(Yes, yes; probably more of a "putt" than a "drive.")
Full disclosure. Many don't think that you can have spirited disagreements with someone, and still cherish enthusiastic admiration for him. I can. I do, for Dr. Waltke.
Waltke is a towering Old Testament scholar. He has a high view of the authority of Scripture, and is first-rate in his possession and use of the tools of academia. His commentary on Proverbs may well be the best one ever written. If you listen to his lectures—and I recommend that you do—you gain the impression of a man who humbly and ardently loves the Lord and His Word. The church will be indebted to him for decades to come, or centuries, should the Lord tarry.
You're waiting for the "but." Here it comes.
But he says things that sometimes just drive me a bit batty. I have already ranted about Waltke's bizarre (and, to me, non-sensical) dance with "Yahweh" in his otherwise-breathtaking Proverbs commentary. Well, now he's rattled my cage again.
I'm in the process of listening through Waltke's lectures on preaching Proverbs, given at Dallas Theological Seminary, as the W. H. Griffith Thomas Memorial Lecture speaker. They're thought-provoking, challenging, deep, as you'd expect.
But in the course of the first lecture, Dr. Waltke jarred me a few times. First, he said that "all translations" except the JW's New World version "are faithful and adequate." He clarifies that he means that "all translations lead their audience to faith in Jesus Christ, into sound doctrine, and never into heresy." He then said that a congregation can respond to any passage of Proverbs using any English translation.
This in itself was fairly dizzying to me, especially coming from a Hebrew scholar. Why study Hebrew, then? Just trust the experts. Every argument I've used when teaching Hebrew is smashed to the ground, if Dr. Waltke is saying, "Just trust the translators. They're experts. You're a novice."
Then Waltke did go on to allow that not all translations were equal as to exegetical accuracy or fluency. One begins to relax — except that he immediately states that he thinks the best translation is the TNIV! Yes, that's right; that bastard child of political correctness, which (as I've read the saga) never should have been published. This is a model translation, to the good Doctor (who, himself, was involved in its translation).

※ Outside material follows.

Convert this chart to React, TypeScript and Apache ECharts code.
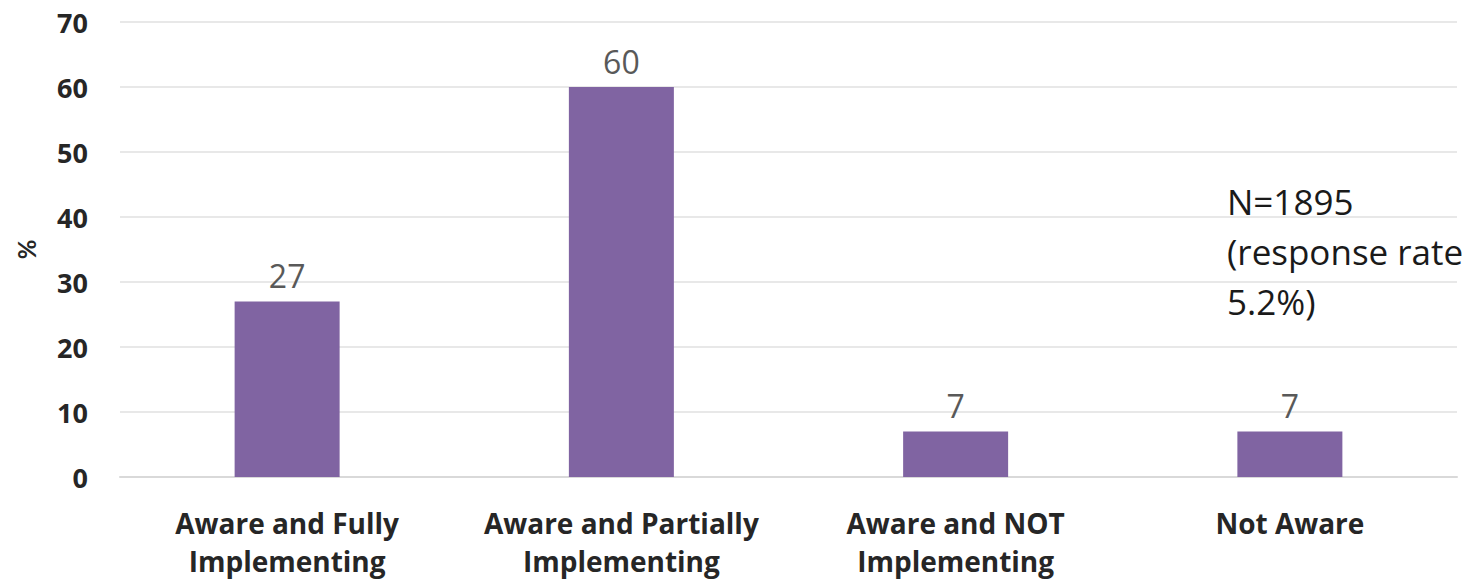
import React, { useEffect, useRef } from "react";
import * as echarts from "echarts";

const categories = [
  "Aware and Fully\nImplementing",
  "Aware and Partially\nImplementing",
  "Aware and NOT\nImplementing",
  "Not Aware",
];
const values = [27, 60, 7, 7];
const annotationLines = ["N=1895", "(response rate", "5.2%)"];

const FONT = "'Open Sans', Lato, sans-serif";
const LATO = "Lato, 'Open Sans', sans-serif";

export default function App() {
  const ref = useRef<HTMLDivElement>(null);
  useEffect(() => {
    if (!ref.current) return;
    const chart = echarts.init(ref.current, null, { renderer: "svg" });
    chart.setOption({
      animation: false,
      backgroundColor: "#ffffff",
      grid: { left: 120, right: 21, top: 22, bottom: 103, containLabel: false },
      xAxis: {
        type: "category",
        data: categories,
        axisLine: { show: true, lineStyle: { color: "#d9d9d9", width: 2 } },
        axisTick: { show: false },
        axisLabel: {
          interval: 0,
          margin: 27,
          color: "#262626",
          fontFamily: FONT,
          fontWeight: "bold",
          fontSize: 28,
          lineHeight: 38,
        },
      },
      yAxis: {
        type: "value",
        min: 0,
        max: 70,
        interval: 10,
        name: "%",
        nameLocation: "middle",
        nameGap: 82,
        nameRotate: 90,
        nameTextStyle: { color: "#262626", fontFamily: LATO, fontWeight: "bold", fontSize: 24 },
        axisLine: { show: false },
        axisTick: { show: false },
        splitLine: { lineStyle: { color: "#e8e8e8", width: 2 } },
        axisLabel: {
          margin: 32,
          color: "#262626",
          fontFamily: FONT,
          fontWeight: "bold",
          fontSize: 27,
        },
      },
      series: [
        {
          type: "bar",
          data: values,
          barWidth: 105,
          itemStyle: { color: "#8064a2" },
          label: {
            show: true,
            position: "top",
            distance: 10,
            color: "#595959",
            fontFamily: FONT,
            fontSize: 32,
          },
        },
      ],
      graphic: [
        {
          type: "text",
          left: 1227,
          top: 176,
          style: {
            text: annotationLines.join("\n"),
            fill: "#1a1a1a",
            font: `35px ${FONT}`,
            lineHeight: 50,
          },
        },
      ],
    });
    return () => chart.dispose();
  }, []);
  return <div ref={ref} style={{ width: 1478, height: 580, position: "absolute", left: 0, top: 0 }} />;
}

Now, honestly and sincerely, such is my respect for Dr. Waltke that I thought I should probably give it another look, and see if I was missing something. I didn't get very far. In Proverbs 16, the first two verses' singulars (in Hebrew) are changed to plurals, to avoid offending radical feminists. Same with verse 9. Same with verse 20. I could go on, and on, and on.

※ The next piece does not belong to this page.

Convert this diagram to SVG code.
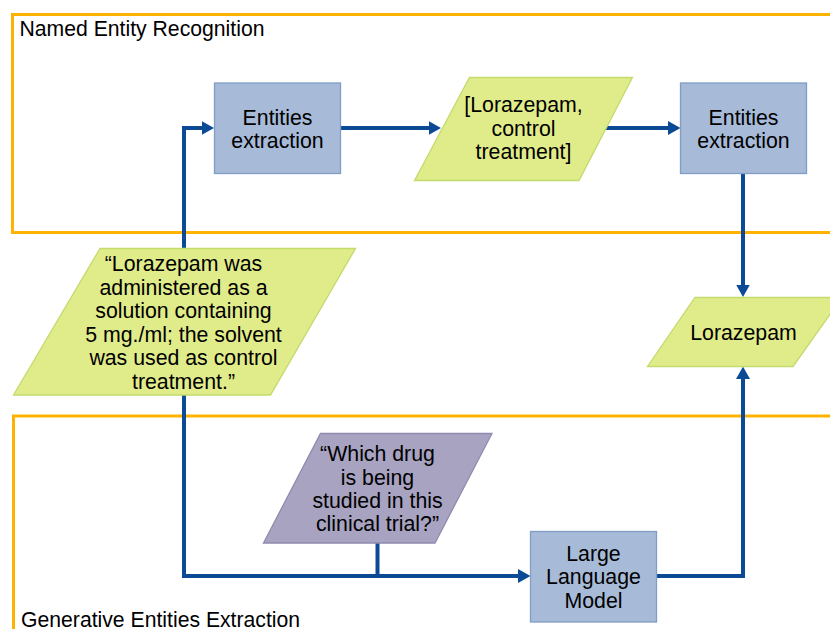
<svg xmlns="http://www.w3.org/2000/svg" width="830" height="629" viewBox="0 0 830 629">
<defs>
<style>
.region{fill:none;stroke:#FFB300;stroke-width:3}
.title{font-family:"Liberation Sans",Arial,sans-serif;font-size:21.2px;fill:#000}
.proc{fill:#A7BBD8;stroke:#7F9DC6;stroke-width:1.3}
.data{fill:#E0EC8A;stroke:#C3DA6C;stroke-width:1.3}
.query{fill:#A7A3C0;stroke:#8F8BAE;stroke-width:1.3}
.lbl{font-family:"Liberation Sans",Arial,sans-serif;font-size:21.3px;fill:#000;text-anchor:middle}
.conn{fill:none;stroke:#0D4A96;stroke-width:4;stroke-linejoin:miter}
</style>
<marker id="ah" markerUnits="userSpaceOnUse" markerWidth="13" markerHeight="14" refX="6" refY="7" orient="auto">
<path d="M0,0 L12.5,7 L0,14 Z" fill="#0D4A96"/>
</marker>
</defs>
<rect width="830" height="629" fill="#fff"/>

<g id="region-ner">
<rect class="region" x="12.5" y="14.5" width="830" height="218"/>
<text class="title" x="19.5" y="36">Named Entity Recognition</text>
</g>
<g id="region-gee">
<rect class="region" x="13.5" y="416" width="830" height="230"/>
<text class="title" x="21" y="626.5">Generative Entities Extraction</text>
</g>

<g id="connectors">
<path class="conn" d="M184,248 V128 H207.5" marker-end="url(#ah)"/>
<path class="conn" d="M341,128 H434.5" marker-end="url(#ah)"/>
<path class="conn" d="M605,128 H674" marker-end="url(#ah)"/>
<path class="conn" d="M743,174 V290.5" marker-end="url(#ah)"/>
<path class="conn" d="M184,395 V576 H524" marker-end="url(#ah)"/>
<path class="conn" d="M377.5,543 V576"/>
<path class="conn" d="M657,576 H743 V373" marker-end="url(#ah)"/>
</g>

<g id="entities-extraction-1">
<rect class="proc" x="214.5" y="83" width="126" height="90.5"/>
<text class="lbl" x="277.5" y="124.5">Entities</text>
<text class="lbl" x="277.5" y="147.5">extraction</text>
</g>

<g id="entities-list">
<polygon class="data" points="469.5,77.5 632.5,77.5 579,180.5 414.5,180.5"/>
<text class="lbl" x="523.5" y="111.5">[Lorazepam,</text>
<text class="lbl" x="523.5" y="135.5">control</text>
<text class="lbl" x="523.5" y="159">treatment]</text>
</g>

<g id="entities-extraction-2">
<rect class="proc" x="680.5" y="83" width="126" height="90.5"/>
<text class="lbl" x="743.5" y="124.5">Entities</text>
<text class="lbl" x="743.5" y="147.5">extraction</text>
</g>

<g id="input-sentence">
<polygon class="data" points="100,248.5 355.5,248.5 270.5,395 13.5,395"/>
<text class="lbl" x="183.5" y="271">“Lorazepam was</text>
<text class="lbl" x="183.5" y="294.5">administered as a</text>
<text class="lbl" x="183.5" y="318">solution containing</text>
<text class="lbl" x="183.5" y="341.5">5 mg./ml; the solvent</text>
<text class="lbl" x="183.5" y="365">was used as control</text>
<text class="lbl" x="183.5" y="388.5">treatment.”</text>
</g>

<g id="result">
<polygon class="data" points="695,297.5 842,297.5 793,366.5 647.5,366.5"/>
<text class="lbl" x="743.5" y="339.5">Lorazepam</text>
</g>

<g id="question">
<polygon class="query" points="320.5,433.5 492,433.5 435,543 263.5,543"/>
<text class="lbl" x="377.5" y="460.5">“Which drug</text>
<text class="lbl" x="377.5" y="484.5">is being</text>
<text class="lbl" x="377.5" y="507.5">studied in this</text>
<text class="lbl" x="377.5" y="531">clinical trial?”</text>
</g>

<g id="llm">
<rect class="proc" x="530.5" y="531.5" width="126" height="90.5"/>
<text class="lbl" x="593.5" y="560.5">Large</text>
<text class="lbl" x="593.5" y="584">Language</text>
<text class="lbl" x="593.5" y="608">Model</text>
</g>
</svg>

This is a very trendy fad, and I know an advocate could make himself look very sophisticated in browbeating down a simple reader such as myself. But as one who advocates verbal plenary inspiration, and who knows enough Hebrew to know that the authors could have used plural numbers if they'd meant to, I can never imagine being convinced that the pluralization of singulars arises from fidelity to the text of Scripture.
Nor would Dr. Waltke be impressed by my refusal to acquiesce. He speaks dismissively of "novices" (like me, I suppose) and their insistence on more literal renderings, and expresses some horror at pastors who dare to correct established translations. He sniffs that he's never heard a pastoral correction that hadn't been rejected by committee. Waltke further expresses agreement with Erasmus' objection that Luther's break with Rome would put a Pope in every pulpit.

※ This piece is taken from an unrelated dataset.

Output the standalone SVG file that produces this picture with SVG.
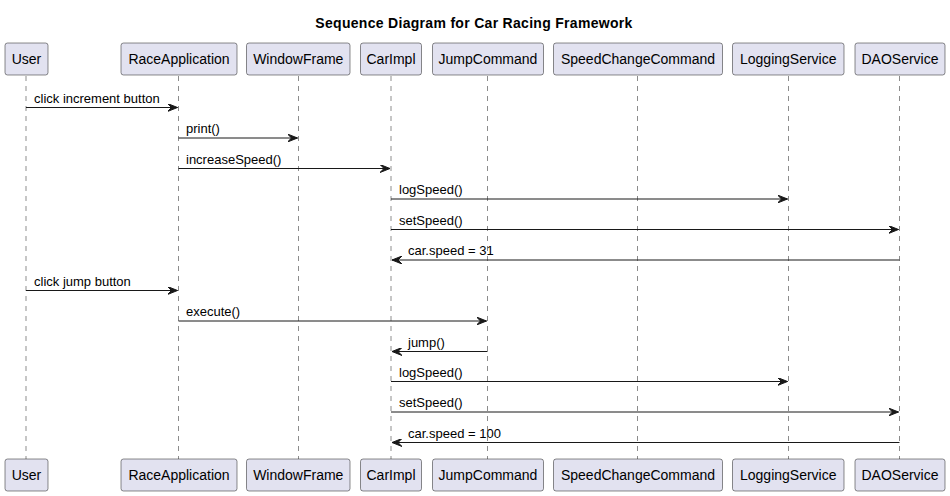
<svg xmlns="http://www.w3.org/2000/svg" width="950" height="496" viewBox="0 0 950 496">
<style>
.box{fill:#E2E2F0;stroke:#181818;stroke-width:0.5}
.pt{font-family:"Liberation Sans",Arial,sans-serif;font-size:14px;fill:#000;text-anchor:middle}
.life{stroke:#181818;stroke-width:0.5;stroke-dasharray:5,5}
.msg{stroke:#181818;stroke-width:1;fill:none}
.ml{font-family:"Liberation Sans",Arial,sans-serif;font-size:13px;fill:#000}
.title{font-family:"Liberation Sans",Arial,sans-serif;font-size:14px;font-weight:bold;fill:#000;text-anchor:middle;letter-spacing:0.3px}
</style>
<defs>
<marker id="ah" viewBox="0 0 10 8" refX="10" refY="4" markerWidth="10" markerHeight="8" markerUnits="userSpaceOnUse" orient="auto">
<polygon points="0,0 10,4 0,8 4,4" fill="#181818" stroke="#181818" stroke-width="1"/>
</marker>
</defs>
<rect width="950" height="496" fill="#FFFFFF"/>
<text class="title" x="474" y="28">Sequence Diagram for Car Racing Framework</text>

<g id="lifelines">
<line class="life" x1="26" y1="76" x2="26" y2="459"/>
<line class="life" x1="178.5" y1="76" x2="178.5" y2="459"/>
<line class="life" x1="298.5" y1="76" x2="298.5" y2="459"/>
<line class="life" x1="391" y1="76" x2="391" y2="459"/>
<line class="life" x1="487.5" y1="76" x2="487.5" y2="459"/>
<line class="life" x1="637.5" y1="76" x2="637.5" y2="459"/>
<line class="life" x1="788.5" y1="76" x2="788.5" y2="459"/>
<line class="life" x1="899.5" y1="76" x2="899.5" y2="459"/>
</g>

<g id="User">
<rect class="box" x="5" y="43" width="43" height="32" rx="2.5"/>
<text class="pt" x="26.5" y="64">User</text>
<rect class="box" x="5" y="459" width="43" height="32" rx="2.5"/>
<text class="pt" x="26.5" y="480">User</text>
</g>
<g id="RaceApplication">
<rect class="box" x="121" y="43" width="116" height="32" rx="2.5"/>
<text class="pt" x="179" y="64">RaceApplication</text>
<rect class="box" x="121" y="459" width="116" height="32" rx="2.5"/>
<text class="pt" x="179" y="480">RaceApplication</text>
</g>
<g id="WindowFrame">
<rect class="box" x="246.5" y="43" width="103.5" height="32" rx="2.5"/>
<text class="pt" x="298.25" y="64">WindowFrame</text>
<rect class="box" x="246.5" y="459" width="103.5" height="32" rx="2.5"/>
<text class="pt" x="298.25" y="480">WindowFrame</text>
</g>
<g id="CarImpl">
<rect class="box" x="360.5" y="43" width="61" height="32" rx="2.5"/>
<text class="pt" x="391" y="64">CarImpl</text>
<rect class="box" x="360.5" y="459" width="61" height="32" rx="2.5"/>
<text class="pt" x="391" y="480">CarImpl</text>
</g>
<g id="JumpCommand">
<rect class="box" x="432.5" y="43" width="111" height="32" rx="2.5"/>
<text class="pt" x="488" y="64">JumpCommand</text>
<rect class="box" x="432.5" y="459" width="111" height="32" rx="2.5"/>
<text class="pt" x="488" y="480">JumpCommand</text>
</g>
<g id="SpeedChangeCommand">
<rect class="box" x="553.5" y="43" width="169" height="32" rx="2.5"/>
<text class="pt" x="638" y="64">SpeedChangeCommand</text>
<rect class="box" x="553.5" y="459" width="169" height="32" rx="2.5"/>
<text class="pt" x="638" y="480">SpeedChangeCommand</text>
</g>
<g id="LoggingService">
<rect class="box" x="732.5" y="43" width="111.5" height="32" rx="2.5"/>
<text class="pt" x="788.25" y="64">LoggingService</text>
<rect class="box" x="732.5" y="459" width="111.5" height="32" rx="2.5"/>
<text class="pt" x="788.25" y="480">LoggingService</text>
</g>
<g id="DAOService">
<rect class="box" x="855" y="43" width="90" height="32" rx="2.5"/>
<text class="pt" x="900" y="64">DAOService</text>
<rect class="box" x="855" y="459" width="90" height="32" rx="2.5"/>
<text class="pt" x="900" y="480">DAOService</text>
</g>

<g id="connectors">
<line class="msg" x1="26" y1="107.5" x2="177.5" y2="107.5" marker-end="url(#ah)"/>
<text class="ml" x="34" y="103">click increment button</text>
<line class="msg" x1="178.5" y1="138" x2="297.5" y2="138" marker-end="url(#ah)"/>
<text class="ml" x="186" y="133">print()</text>
<line class="msg" x1="178.5" y1="168.5" x2="390" y2="168.5" marker-end="url(#ah)"/>
<text class="ml" x="186" y="164">increaseSpeed()</text>
<line class="msg" x1="391" y1="199" x2="787.5" y2="199" marker-end="url(#ah)"/>
<text class="ml" x="399" y="194">logSpeed()</text>
<line class="msg" x1="391" y1="229.5" x2="898.5" y2="229.5" marker-end="url(#ah)"/>
<text class="ml" x="399" y="225">setSpeed()</text>
<line class="msg" x1="899.5" y1="260" x2="392" y2="260" marker-end="url(#ah)"/>
<text class="ml" x="408" y="255">car.speed = 31</text>
<line class="msg" x1="26" y1="290.5" x2="177.5" y2="290.5" marker-end="url(#ah)"/>
<text class="ml" x="34" y="286">click jump button</text>
<line class="msg" x1="178.5" y1="321" x2="486.5" y2="321" marker-end="url(#ah)"/>
<text class="ml" x="186" y="316">execute()</text>
<line class="msg" x1="487.5" y1="351.5" x2="392" y2="351.5" marker-end="url(#ah)"/>
<text class="ml" x="408" y="347">jump()</text>
<line class="msg" x1="391" y1="381.5" x2="787.5" y2="381.5" marker-end="url(#ah)"/>
<text class="ml" x="399" y="377">logSpeed()</text>
<line class="msg" x1="391" y1="412" x2="898.5" y2="412" marker-end="url(#ah)"/>
<text class="ml" x="399" y="407">setSpeed()</text>
<line class="msg" x1="899.5" y1="442.5" x2="392" y2="442.5" marker-end="url(#ah)"/>
<text class="ml" x="408" y="438">car.speed = 100</text>
</g>
</svg>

Think that one over for a moment.
I suppose that, if anyone has earned a right to an elitist attitude, it would be a man like Bruce Waltke. I say that without sarcasm. As I wrote, and will likely say every time I write of him, Waltke is a towering scholar, and doubtless a seasoned brother in the Lord, worthy of deep respect. If I had achieved half of Dr. Waltke's accomplishments, I fear I'd be impossible to live with.
But this dismissive attitude concerns me. I'll go ahead and anger some of my friends by expressing aloud my curiosity as to whether this played any part in Waltke's move from dispensationalism into covenantalism. I've read Waltke's article in the S. Lewis Johnson Festschrift. Inherent in CT is a contempt for those who insist on thinking that the OT is not a codebook, that God actually meant what He said to His original audience, and that He spoke to be understood. If we think all these prophecies about Israel are really about Israel, we're just not being deep and nuanced enough. We need the magisterium to explain them down to us.
For my part, I respectfully decline the offer. If the Bible is that deeply coded, that in need of expert re-writing, then it is not as it represents itself (God's true and perspicuous word to man), and I want no part of it. The perspicuity of Scripture played a major role in my conversion. If I'm to give that up, my reason for becoming a Christian will also be undone.
Oh, and one more thing: Waltke does yet something else about "Yahweh" in these lectures. He doesn't use "Yahweh" or "Lord" (as in the commentary); he says that YHWH means "I AM," so he says "I AM" every time the text says "Yahweh." I didn't know many argued today that YHWH actually means "I am." If Waltke says it, there must be some good reason for it, and I'd like to read it.